The Direct Financial Drivers: Beyond Risk Mitigation
Sure, mitigating climate risk is huge. But the business case gets even stronger when you look at direct operational and financial benefits. Let’s dive into a few.
1. Input Cost Stability and Reduction
This is a big one. Farmers practicing regenerative methods often see a dramatic drop in their need for synthetic fertilizers and pesticides. Why? Because a living, healthy soil ecosystem provides nutrients and pest control naturally. When global fertilizer prices swing wildly—and they do—these farms are insulated. For the businesses that buy from them, that translates to more predictable procurement costs. That’s pure financial de-risking.
2. Yield Stability and Long-Term Productivity
There’s a myth that regenerative means lower yields. Initially, sometimes, yes. But the data is pointing to something more compelling: yield stability and regeneration over time. While a conventional field might boom and bust, a regenerative field maintains a steadier, more reliable output across weather extremes. And as soil health builds over 3-5 years, yields often match or surpass conventional ones—without the expensive inputs. For a food company, a reliable volume of key ingredients is worth its weight in gold.
3. The Carbon and Ecosystem Services Market
This is an emerging, but real, revenue stream. Healthy soil sequesters carbon. Companies are increasingly willing to pay for high-quality carbon credits to meet their net-zero goals. By supporting or investing in regenerative supply chains, businesses can potentially tap into carbon credit income, or use the verified outcomes to bolster their own sustainability claims in a credible way. It’s turning ecological health into an asset on the balance sheet.

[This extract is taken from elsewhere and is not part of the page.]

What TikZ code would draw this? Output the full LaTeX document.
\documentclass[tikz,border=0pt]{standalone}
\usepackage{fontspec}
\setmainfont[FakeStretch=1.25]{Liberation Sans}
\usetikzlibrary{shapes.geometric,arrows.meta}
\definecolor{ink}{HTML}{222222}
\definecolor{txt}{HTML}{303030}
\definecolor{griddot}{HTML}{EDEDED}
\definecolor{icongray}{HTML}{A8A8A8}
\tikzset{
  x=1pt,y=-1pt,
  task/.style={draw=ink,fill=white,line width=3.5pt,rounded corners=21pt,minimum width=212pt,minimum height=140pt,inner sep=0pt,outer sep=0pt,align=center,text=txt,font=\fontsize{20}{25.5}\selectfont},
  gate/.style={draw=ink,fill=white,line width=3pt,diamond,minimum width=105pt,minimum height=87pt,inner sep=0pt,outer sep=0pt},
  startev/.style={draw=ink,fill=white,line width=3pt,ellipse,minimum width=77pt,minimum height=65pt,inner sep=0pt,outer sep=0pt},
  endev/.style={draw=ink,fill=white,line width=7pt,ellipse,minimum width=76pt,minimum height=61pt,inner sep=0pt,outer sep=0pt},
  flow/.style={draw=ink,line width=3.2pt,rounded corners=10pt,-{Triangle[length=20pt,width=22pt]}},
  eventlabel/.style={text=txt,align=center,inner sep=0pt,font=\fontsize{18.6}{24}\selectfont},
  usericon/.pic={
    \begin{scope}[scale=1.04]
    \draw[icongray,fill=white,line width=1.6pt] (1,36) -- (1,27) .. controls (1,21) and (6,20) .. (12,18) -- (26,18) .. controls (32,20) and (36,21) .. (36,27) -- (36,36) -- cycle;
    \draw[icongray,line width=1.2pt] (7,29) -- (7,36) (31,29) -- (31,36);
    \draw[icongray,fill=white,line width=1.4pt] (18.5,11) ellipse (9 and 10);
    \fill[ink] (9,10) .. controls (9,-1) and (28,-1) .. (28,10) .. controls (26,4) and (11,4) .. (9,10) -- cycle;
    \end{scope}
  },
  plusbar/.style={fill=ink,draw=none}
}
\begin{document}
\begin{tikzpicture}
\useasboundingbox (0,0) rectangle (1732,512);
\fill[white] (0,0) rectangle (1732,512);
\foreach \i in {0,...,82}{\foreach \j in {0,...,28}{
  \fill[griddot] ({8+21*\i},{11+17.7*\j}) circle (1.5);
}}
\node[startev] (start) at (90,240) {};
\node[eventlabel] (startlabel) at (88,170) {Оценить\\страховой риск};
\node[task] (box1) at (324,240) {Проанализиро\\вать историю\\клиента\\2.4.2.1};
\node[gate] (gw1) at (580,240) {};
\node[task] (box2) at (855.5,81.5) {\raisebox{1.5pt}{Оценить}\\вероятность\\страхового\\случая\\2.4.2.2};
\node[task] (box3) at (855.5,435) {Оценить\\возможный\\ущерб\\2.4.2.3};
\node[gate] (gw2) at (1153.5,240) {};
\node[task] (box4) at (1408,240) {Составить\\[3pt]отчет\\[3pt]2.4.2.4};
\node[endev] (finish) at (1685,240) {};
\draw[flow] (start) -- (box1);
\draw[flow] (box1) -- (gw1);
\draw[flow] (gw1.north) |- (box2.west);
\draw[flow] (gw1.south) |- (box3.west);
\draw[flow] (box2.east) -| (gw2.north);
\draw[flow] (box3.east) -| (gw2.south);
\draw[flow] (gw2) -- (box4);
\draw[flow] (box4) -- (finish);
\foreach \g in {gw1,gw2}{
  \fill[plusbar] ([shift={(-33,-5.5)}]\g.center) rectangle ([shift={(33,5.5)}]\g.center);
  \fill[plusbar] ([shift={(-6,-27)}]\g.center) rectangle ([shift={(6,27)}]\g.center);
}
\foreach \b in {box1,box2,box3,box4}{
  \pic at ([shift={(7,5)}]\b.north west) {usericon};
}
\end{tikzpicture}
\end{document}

| Business Pain Point | How Regenerative Agriculture Addresses It |
| Volatile raw material costs | Reduces dependency on costly synthetic inputs. |
| Supply disruption from extreme weather | Builds farm-level resilience via healthier soil & water cycles. |
| Scope 3 emissions targets | Sequesters carbon in soil, directly reducing supply chain footprint. |
| Consumer & investor demand for authenticity | Provides a verifiable, story-rich foundation for ESG claims. |
Building the Bridge: From Concept to Supply Chain
Okay, so the “why” is clear. But the “how” can feel daunting. Transitioning a supply chain isn’t flipping a switch. It’s a journey. Here’s what pragmatic adoption looks like.
- Start with Partnership, Not Dictation. Farmers are the experts on their land. Successful programs—like those from General Mills or Danone—involve long-term contracts, cost-sharing for transition risks, and agronomic support. It’s about shared value.

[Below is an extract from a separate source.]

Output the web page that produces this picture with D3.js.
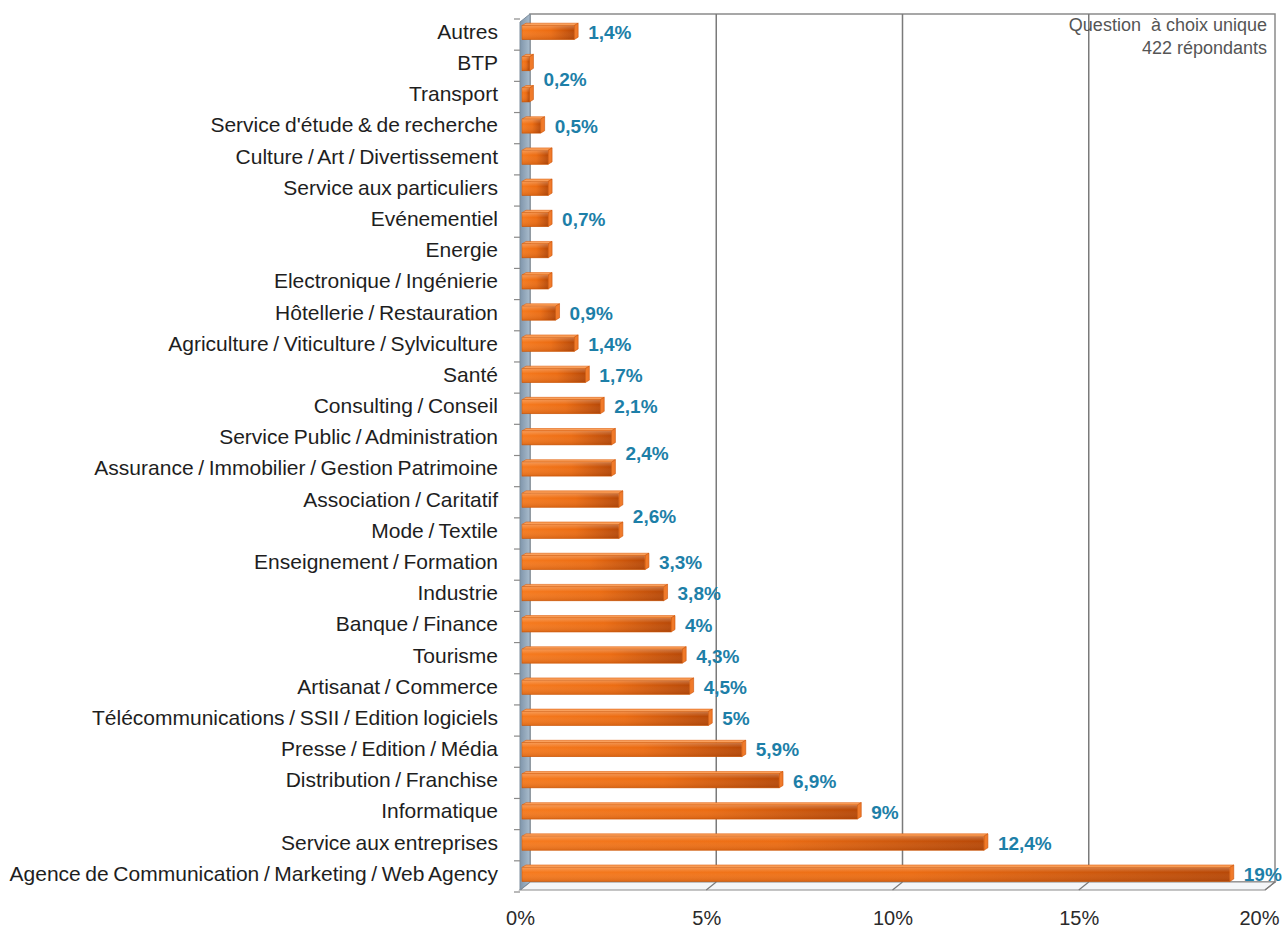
<!DOCTYPE html>
<html>
<head>
<meta charset="utf-8">
<script src="https://cdn.jsdelivr.net/npm/d3@7"></script>
<style>
  html, body { margin: 0; padding: 0; background: #fff; }
  svg { display: block; font-family: "Liberation Sans", Arial, sans-serif; }
</style>
</head>
<body>
<svg id="chart" width="1284" height="932"></svg>
<script>
// Secteurs d'activité des répondants (% des réponses)
const categories = [
  "Autres",
  "BTP",
  "Transport",
  "Service d'étude & de recherche",
  "Culture / Art / Divertissement",
  "Service aux particuliers",
  "Evénementiel",
  "Energie",
  "Electronique / Ingénierie",
  "Hôtellerie / Restauration",
  "Agriculture / Viticulture / Sylviculture",
  "Santé",
  "Consulting / Conseil",
  "Service Public / Administration",
  "Assurance / Immobilier / Gestion Patrimoine",
  "Association / Caritatif",
  "Mode / Textile",
  "Enseignement / Formation",
  "Industrie",
  "Banque / Finance",
  "Tourisme",
  "Artisanat / Commerce",
  "Télécommunications / SSII / Edition logiciels",
  "Presse / Edition / Média",
  "Distribution / Franchise",
  "Informatique",
  "Service aux entreprises",
  "Agence de Communication / Marketing / Web Agency"
];

const values = [
  1.4, 0.2, 0.2, 0.5, 0.7, 0.7, 0.7, 0.7, 0.7, 0.9,
  1.4, 1.7, 2.1, 2.4, 2.4, 2.6, 2.6, 3.3, 3.8, 4,
  4.3, 4.5, 5, 5.9, 6.9, 9, 12.4, 19
];

// Value labels: each one names the bar(s) it sits beside; shared labels sit between two bars
const labelGroups = [
  ["Autres"],
  ["BTP", "Transport"],
  ["Service d'étude & de recherche"],
  ["Evénementiel"],
  ["Hôtellerie / Restauration"],
  ["Agriculture / Viticulture / Sylviculture"],
  ["Santé"],
  ["Consulting / Conseil"],
  ["Service Public / Administration", "Assurance / Immobilier / Gestion Patrimoine"],
  ["Association / Caritatif", "Mode / Textile"],
  ["Enseignement / Formation"],
  ["Industrie"],
  ["Banque / Finance"],
  ["Tourisme"],
  ["Artisanat / Commerce"],
  ["Télécommunications / SSII / Edition logiciels"],
  ["Presse / Edition / Média"],
  ["Distribution / Franchise"],
  ["Informatique"],
  ["Service aux entreprises"],
  ["Agence de Communication / Marketing / Web Agency"]
];

const xTicks = [0, 5, 10, 15, 20];
const noteLines = ["Question  à choix unique", "422 répondants"];

const svg = d3.select("#chart");

// Front plane of the 3D plot box; the back wall is shifted by (dx, -dy)
const front = { left: 520, right: 1265, top: 22, bottom: 890 };
const dx = 10, dy = 8;

const x = d3.scaleLinear().domain([0, 20]).range([front.left, front.right]);
const y = d3.scaleBand().domain(categories).range([16, 889]).paddingInner(0.49).paddingOuter(0.245);

const byName = new Map(categories.map((c, i) => [c, values[i]]));
const fmt = v => String(v).replace(".", ",") + "%";

// Gradients
const defs = svg.append("defs");
const gFace = defs.append("linearGradient").attr("id", "barFace").attr("x1", 0).attr("x2", 1).attr("y1", 0).attr("y2", 0);
gFace.append("stop").attr("offset", "0%").attr("stop-color", "#f67a1e");
gFace.append("stop").attr("offset", "55%").attr("stop-color", "#ec6c12");
gFace.append("stop").attr("offset", "100%").attr("stop-color", "#b84806");
const gShade = defs.append("linearGradient").attr("id", "barShade").attr("x1", 0).attr("x2", 0).attr("y1", 0).attr("y2", 1);
gShade.append("stop").attr("offset", "0%").attr("stop-color", "#fff").attr("stop-opacity", 0.25);
gShade.append("stop").attr("offset", "35%").attr("stop-color", "#fff").attr("stop-opacity", 0);
gShade.append("stop").attr("offset", "100%").attr("stop-color", "#7a2a00").attr("stop-opacity", 0.2);
const gWall = defs.append("linearGradient").attr("id", "wall").attr("x1", 0).attr("x2", 1).attr("y1", 0).attr("y2", 0);
gWall.append("stop").attr("offset", "0%").attr("stop-color", "#7f95ab");
gWall.append("stop").attr("offset", "100%").attr("stop-color", "#a9bccd");

const back = { left: front.left + dx, right: front.right + dx, top: front.top - dy, bottom: front.bottom - dy };
const xb = v => x(v) + dx;

// Back wall with vertical gridlines
const box = svg.append("g").attr("class", "box");
box.append("rect")
  .attr("x", back.left).attr("y", back.top)
  .attr("width", back.right - back.left).attr("height", back.bottom - back.top)
  .attr("fill", "#fff").attr("stroke", "#8a8a8a").attr("stroke-width", 1.5);
box.selectAll("line.grid").data(xTicks.slice(1, -1)).join("line")
  .attr("class", "grid")
  .attr("x1", d => xb(d)).attr("x2", d => xb(d))
  .attr("y1", back.top).attr("y2", back.bottom)
  .attr("stroke", "#7a7a7a").attr("stroke-width", 1.5);

// Floor
box.append("path")
  .attr("d", `M${front.left},${front.bottom} L${back.left},${back.bottom} L${back.right},${back.bottom} L${front.right},${front.bottom} Z`)
  .attr("fill", "#f4f6f8").attr("stroke", "#8a8a8a").attr("stroke-width", 1.2);
box.selectAll("line.floorTick").data(xTicks.slice(1)).join("line")
  .attr("class", "floorTick")
  .attr("x1", d => xb(d)).attr("y1", back.bottom)
  .attr("x2", d => x(d)).attr("y2", front.bottom)
  .attr("stroke", "#7a7a7a").attr("stroke-width", 1.2);

// Left wall
box.append("path")
  .attr("d", `M${front.left},${front.top} L${back.left},${back.top} L${back.left},${back.bottom} L${front.left},${front.bottom} Z`)
  .attr("fill", "url(#wall)").attr("stroke", "#7d8d9c").attr("stroke-width", 1);

// Category separator ticks on the left edge
const step = y.step();
const bounds = d3.range(categories.length + 1).map(i => y.range()[0] + i * step + 3);
box.selectAll("line.catTick").data(bounds).join("line")
  .attr("class", "catTick")
  .attr("x1", front.left - 6).attr("x2", front.left)
  .attr("y1", d => d).attr("y2", d => d)
  .attr("stroke", "#8a8a8a").attr("stroke-width", 1.2);

// Bars (top face, end cap, front face)
const bh = 14, depth = 4;
const bars = svg.append("g").attr("class", "bars")
  .selectAll("g").data(categories.map((c, i) => ({ c, v: values[i] }))).join("g");
const by = d => y(d.c) + y.bandwidth() / 2 - bh / 2 + 1;
const bx0 = x(0) + 2;
bars.append("path")
  .attr("d", d => {
    const x1 = x(d.v) + 2, t = by(d);
    return `M${bx0},${t} L${bx0 + depth},${t - depth * 0.6} L${x1 + depth},${t - depth * 0.6} L${x1},${t} Z`;
  })
  .attr("fill", "#f9a05c").attr("stroke", "#e0600c").attr("stroke-width", 0.6);
bars.append("path")
  .attr("d", d => {
    const x1 = x(d.v) + 2, t = by(d);
    return `M${x1},${t} L${x1 + depth},${t - depth * 0.6} L${x1 + depth},${t + bh - depth * 0.6} L${x1},${t + bh} Z`;
  })
  .attr("fill", "#f07a2a").attr("stroke", "#c95308").attr("stroke-width", 0.6);
bars.append("rect")
  .attr("x", bx0).attr("y", by)
  .attr("width", d => Math.max(1, x(d.v) - x(0)))
  .attr("height", bh)
  .attr("fill", "url(#barFace)")
  .attr("stroke", "#d35a08").attr("stroke-width", 0.6);
bars.append("rect")
  .attr("x", bx0).attr("y", by)
  .attr("width", d => Math.max(1, x(d.v) - x(0)))
  .attr("height", bh)
  .attr("fill", "url(#barShade)");

// Value labels
svg.append("g").attr("class", "values")
  .selectAll("text").data(labelGroups).join("text")
  .attr("x", g => x(d3.max(g, n => byName.get(n))) + depth + 12)
  .attr("y", g => d3.mean(g, n => y(n) + y.bandwidth() / 2) + 1)
  .attr("dy", "0.35em")
  .attr("fill", "#1d7fa8")
  .attr("font-size", 19)
  .attr("font-weight", "bold")
  .text(g => fmt(byName.get(g[0])));

// Category axis
const yAxis = svg.append("g")
  .attr("transform", `translate(${front.left - 20},0)`)
  .call(d3.axisLeft(y).tickSize(0).tickPadding(2));
yAxis.select(".domain").remove();
yAxis.selectAll("text")
  .attr("font-size", 21).attr("fill", "#1e1e1e")
  .attr("word-spacing", "-1.2px")
  .attr("font-family", "'Liberation Sans', Arial, sans-serif")
  .attr("dy", "0.35em");

// Percentage axis
const xAxis = svg.append("g")
  .attr("transform", `translate(0,${front.bottom + 13})`)
  .call(d3.axisBottom(x).tickValues(xTicks).tickFormat(d => d + "%").tickSize(0).tickPadding(8));
xAxis.select(".domain").remove();
xAxis.selectAll("text")
  .attr("font-size", 20).attr("fill", "#2a2a2a")
  .attr("font-family", "'Liberation Sans', Arial, sans-serif")
  .attr("dx", d => d === 20 ? "-0.3em" : 0);

// Note in the top-right corner
svg.append("g").attr("class", "note")
  .selectAll("text").data(noteLines).join("text")
  .attr("x", 1267).attr("y", (d, i) => 31 + i * 23)
  .attr("text-anchor", "end")
  .attr("font-size", 18).attr("fill", "#555")
  .attr("xml:space", "preserve")
  .style("white-space", "pre")
  .text(d => d);
</script>
</body>
</html>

- Pilot and Learn. Begin with a key ingredient or a specific region. Measure everything: soil organic matter, water infiltration rates, input use, yields. This data is your currency for internal buy-in and scaling the program.
- Embrace Technology for Verification. Satellite imagery, soil sampling, and blockchain-led tracking are making it possible to verify regenerative outcomes at scale. This transparency builds trust with consumers and investors alike.
Honestly, the biggest hurdle isn’t the science or the agronomy—it’s shifting the procurement mindset from short-term cost per unit to long-term value and cost-per-resilient-unit.
The Tangible Intangible: Brand and Future-Proofing
We can’t ignore the brand piece, but let’s frame it differently. This isn’t about a green marketing sticker. It’s about narrative ownership and trust. In a world of greenwashing claims, a transparent, investment-backed regenerative story is profound. It connects with consumers on a deeper level—tying the product to climate solutions, farmer livelihoods, and nutrient density.
More critically, it’s about future-proofing your license to operate. Regulations are shifting toward environmental accountability. Investor ESG questionnaires are getting sharper. Building a regenerative supply chain now positions your company ahead of that curve, turning compliance from a future cost into a present-day advantage.
Look, the landscape is changing. Literally. The businesses that will thrive are those that see the farm not as the first, vulnerable link in a chain, but as the vital, living foundation of everything that follows. Investing in soil health is, quite simply, an investment in business health. It’s the ultimate long game—and the time to start playing is already here.